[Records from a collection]
========================================
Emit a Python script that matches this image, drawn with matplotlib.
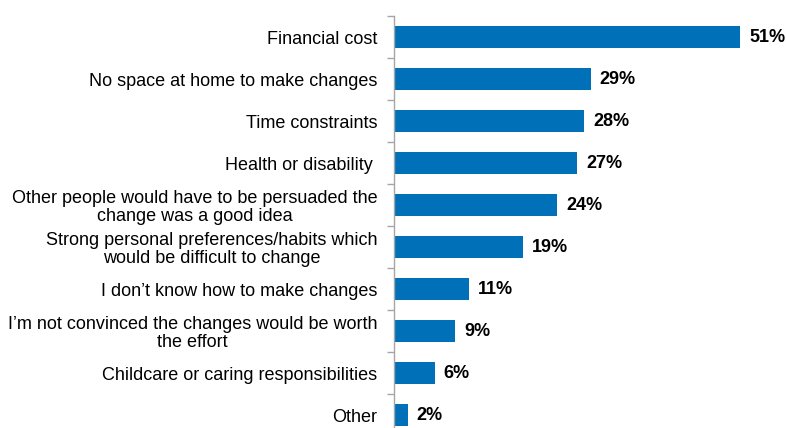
import matplotlib
matplotlib.use("Agg")
import matplotlib.pyplot as plt
import numpy as np

plt.rcParams['font.family'] = ['Liberation Sans', 'DejaVu Sans']

categories = [
    "Financial cost",
    "No space at home to make changes",
    "Time constraints",
    "Health or disability ",
    "Other people would have to be persuaded the\nchange was a good idea",
    "Strong personal preferences/habits which\nwould be difficult to change",
    "I don\u2019t know how to make changes",
    "I\u2019m not convinced the changes would be worth\nthe effort",
    "Childcare or caring responsibilities",
    "Other",
]
values = [51, 29, 28, 27, 24, 19, 11, 9, 6, 2]

W, H = 786, 428
fig = plt.figure(figsize=(W / 100, H / 100), dpi=100)
ax_left, ax_top, ax_bottom_px = 394, 16, 436
ax = fig.add_axes([ax_left / W, (H - ax_bottom_px) / H, 407 / W, (ax_bottom_px - ax_top) / H])

y = np.arange(len(categories))
ax.barh(y, values, height=0.52, color='#0070B8', zorder=2)
ax.set_xlim(0, 60)
ax.set_ylim(len(categories) - 0.5, -0.5)

for yi, v in zip(y, values):
    ax.text(v + 1.35, yi, f"{v}%", va='center', ha='left', fontsize=13, fontweight='bold', color='#000000')

ax.set_yticks(y)
ax.set_yticklabels(categories, fontsize=13, multialignment='center', linespacing=1.1)
ax.tick_params(axis='y', which='major', length=0, pad=12)
ax.set_yticks(np.arange(-0.5, len(categories), 1), minor=True)
ax.tick_params(axis='y', which='minor', length=5, width=1, color='#A6A6A6', direction='out')
ax.set_xticks([])

for s in ['top', 'right', 'bottom']:
    ax.spines[s].set_visible(False)
ax.spines['left'].set_color('#A6A6A6')
ax.spines['left'].set_linewidth(1)

fig.savefig("out.png", dpi=100)
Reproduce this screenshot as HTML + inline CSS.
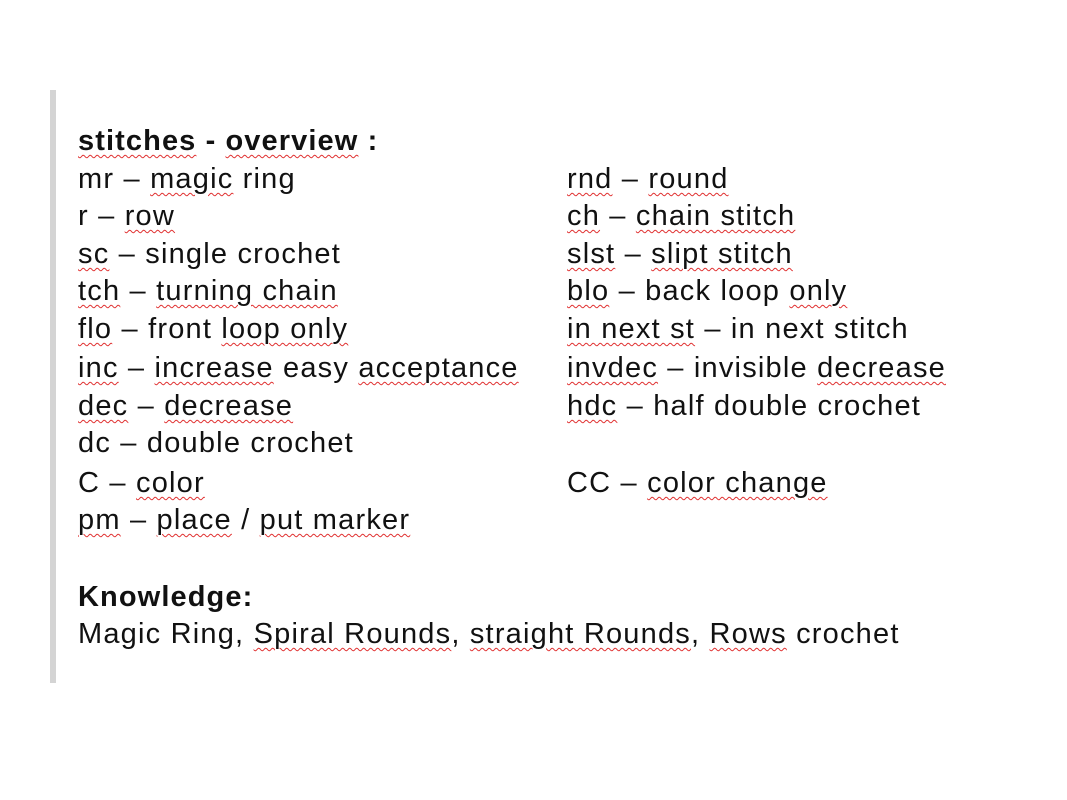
========================================
Your task >> Collect from the data above every line that includes "this".

Completed task >>
Emit a Python script that matches this image, drawn with matplotlib.
Reproduce this screenshot as HTML + inline CSS.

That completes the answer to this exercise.